Deux motions UDC identiques demandent l’échange systématique de données sur les personnes au statut de séjour illégal entre les assurances sociale et de santé et les autorités cantonales et communales.

Les deux motions UDC (déposées simultanément aux États et au National) exigeant de systématiser l’échange des données concernant les « immigrés illégaux » est un exemple parfait de l’acharnement polémique sur les symptômes qui accompagne inévitablement un aveuglement volontaire sur les causes structurelles.

Sous couvert de « lutter durablement contre l’immigration illégale en Suisse et si possible d’y mettre un terme », le texte exige que les assurances et les caisses maladies communiquent systématiquement aux cantons et aux communes au sujet du statut de séjour des personnes qui cotisent. Cette proposition est une attaque frontale des droits fondamentaux et ignore complètement la réalité des personnes sans-papiers.

Ce qui n’avait pas passé il y a cinq ans risque de franchir la rampe aujourd’hui.

Parler de migration illégale c’est taire le fait qu’elle est avant tout illégalisée. Pour les ressortissant·es extra-européen·nes il n’y a que trois solutions pour exister sur le territoire européen : 1) être une spécialiste qualifiée dans une branche économique qui en a besoin 2) l’asile 3) le franchissement de frontières ou le séjour irrégulier. Il faut être soit très riche et éduqué, soit persécuté, soit se mettre dans une situation irrégulière précaire et dangereuse. 

On estime dès lors à 100’000 le nombre de personnes vivant en Suisse avec un statut de séjour irrégulier. Il peut s’agir de personnes qui sont arrivées en Suisse avec un visa qui a ensuite expiré, de personnes étrangères qui ont divorcé ou de victimes de violences domestiques qui ont perdu leur permis de séjour parce qu’il dépendait de celui de leur agresseur, ou encore, ce sont des personnes étrangères qui ont perçu « trop » d’aide sociale.

À lire le discours de l’UDC on a surtout vite fait d’oublier qu’il s’agit aussi de personnes qui font marcher le pays, certaines depuis plusieurs dizaines et des dizaines d’années. Elles font partie des celleux qui permettent que les salles d’opération des hôpitaux soient en état de fonctionner, que les enfants soient éduqués, que les cantines universitaires nourrissent les étudiant·es, que les routes, les bâtiments, les infrastructures soient construites ou encore que les rues soient propres. On oublie surtout qu’elles permettent au système néo-libéral de fonctionner. Les personnes dont le statut de séjour est précaire sont celles qui acceptent les travaux ingrats, mais nécessaires, avec les salaires indigents que d’autres personnes refusent. « L’attrait de la Suisse » que décrit l’UDC c’est la possibilité de travailler et de faire grandir ses enfants.

En 2020, le Conseil fédéral avait rendu un rapport en réponse à un postulat de la Commission des institutions politiques du Conseil National (CIP-CN).
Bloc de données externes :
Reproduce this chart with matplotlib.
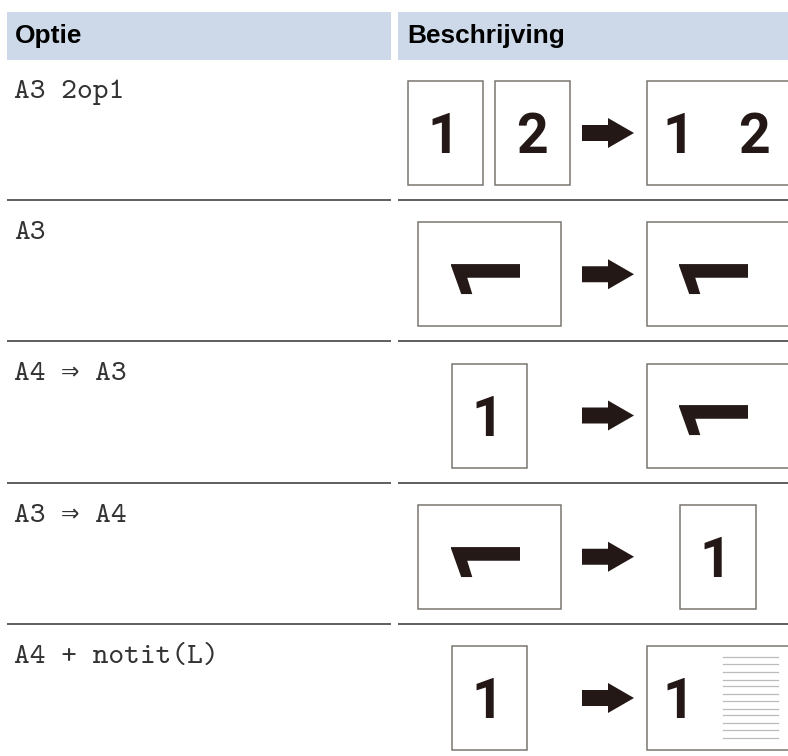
import matplotlib
matplotlib.use("Agg")
import matplotlib.pyplot as plt
from matplotlib.patches import Rectangle, Polygon

headers = ["Optie", "Beschrijving"]
options = ["A3 2op1", "A3", "A4 \u21d2 A3", "A3 \u21d2 A4", "A4 + notit(L)"]

# what stands left and right of the arrow in each row
left_pages = [["P1", "P2"], ["L"], ["P"], ["L"], ["P"]]
right_pages = ["L12", "L", "L", "P", "LN"]
note_gaps = [0, 7, 15, 23, 29, 37, 44, 52, 58, 66, 73, 81]

W, H = 788, 756
MONO = ["cmtt10", "DejaVu Sans Mono"]
DIGIT = "Roboto"
EDGE = "#7a7672"
INK = "#231815"

fig = plt.figure(figsize=(W / 100, H / 100), dpi=100)
ax = fig.add_axes([0, 0, 1, 1])
ax.set_xlim(0, W)
ax.set_ylim(H, 0)
ax.axis("off")


def page(x0, x1, y0):
    ax.add_patch(Rectangle((x0, y0), x1 - x0, 104, fc="white", ec=EDGE, lw=1.1))


def digit(x, mid, s):
    ax.text(x, mid + 20, s, family=DIGIT, weight="bold", fontsize=40,
            color=INK, ha="center", va="baseline")


def flat_one(x, mid):
    # x is where the foot of the 1 ends
    ax.text(x, mid - 8, "1", family=DIGIT, weight="bold", fontsize=70,
            color=INK, ha="center", va="baseline", rotation=90, rotation_mode="anchor")


def arrow(yc):
    pts = [(582, yc - 8), (608, yc - 8), (608, yc - 15), (634, yc),
           (608, yc + 15), (608, yc + 8), (582, yc + 8)]
    ax.add_patch(Polygon(pts, closed=True, fc=INK, ec="none"))


# header cells
ax.add_patch(Rectangle((7, 12), 384, 48, fc="#cdd8e8", ec="none"))
ax.add_patch(Rectangle((398, 12), 390, 48, fc="#cdd8e8", ec="none"))
ax.text(15, 43, headers[0], family="Liberation Sans", weight="bold", fontsize=18.9,
        color="black", va="baseline")
ax.text(407, 43, headers[1], family="Liberation Sans", weight="bold", fontsize=18.9,
        color="black", va="baseline")

row_h = 141.25
for i, opt in enumerate(options):
    top = 81 + i * row_h
    mid = top + 52
    ax.text(14, 98 + i * row_h, opt, family=MONO, fontsize=21.6, color="#333333",
            va="baseline")

    # left side
    left = left_pages[i]
    if left == ["P1", "P2"]:
        page(408, 483, top)
        page(495, 570, top)
        digit(443, mid, "1")
        digit(532, mid, "2")
    elif left == ["L"]:
        page(418, 561, top)
        flat_one(513, mid)
    else:
        page(452, 527, top)
        digit(487, mid, "1")

    arrow(mid)

    # right side
    right = right_pages[i]
    if right == "P":
        page(680, 756, top)
        digit(715, mid, "1")
    else:
        page(647, 795, top)
        if right == "L12":
            digit(678, mid, "1")
            digit(754, mid, "2")
        elif right == "L":
            flat_one(741, mid)
        else:
            digit(678, mid, "1")
            for g in note_gaps:
                ax.plot([723, 778], [top + 11 + g, top + 11 + g], color="#bbbbbb", lw=0.9)

    # rule under the row
    if i < len(options) - 1:
        rule = 200 + i * row_h
        ax.plot([7, 391], [rule, rule], color="#333333", lw=1.1, solid_capstyle="butt")
        ax.plot([398, 788], [rule, rule], color="#333333", lw=1.1, solid_capstyle="butt")

fig.savefig("out.png", dpi=100)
Ce rapport évoquait notamment la question d’un échange automatique de données entre les organes chargés d’appliquer les assurances sociales et les autorités migratoires. Le rapport rappelait que les personnes sans-papiers peuvent ou ont l’obligation de s’affilier à de nombreuses assurances et peuvent bénéficier des prestations qui en découlent. Elles sont cependant exclues de l’assurance chômage, des prestations complémentaires et n’ont pas le droit à l’aide sociale.

Un échange des données entre les institutions aurait pour conséquence d’exclure les personnes sans-papiers des assurances sociales. Selon le Conseil fédéral, une exclusion générale des sans-papiers de ces assurances violerait les engagements internationaux de la Suisse. En outre, les coûts s’en répercuteraient sur la santé, les cantons et les communes.

Dans ce rapport, le Conseil fédéral rejetait également, à notre grand regret, les régularisations partielles ou collectives, qui n’auraient, selon eux, pas de solution sur le long terme face au séjour illégal.

Nous rejoignons l’UDC sur ce point, il faut des solutions contre le séjour illégal. Par contre, notre perspective est radicalement différente : la solution simple et réaliste n’est pas le triptyque expulsions massives, privation des droits et fermeture des frontières, cher à l’UDC. Il faut plutôt ouvrir l’horizon politique et viser régularisations collectives, égalité des droits et liberté de mouvement.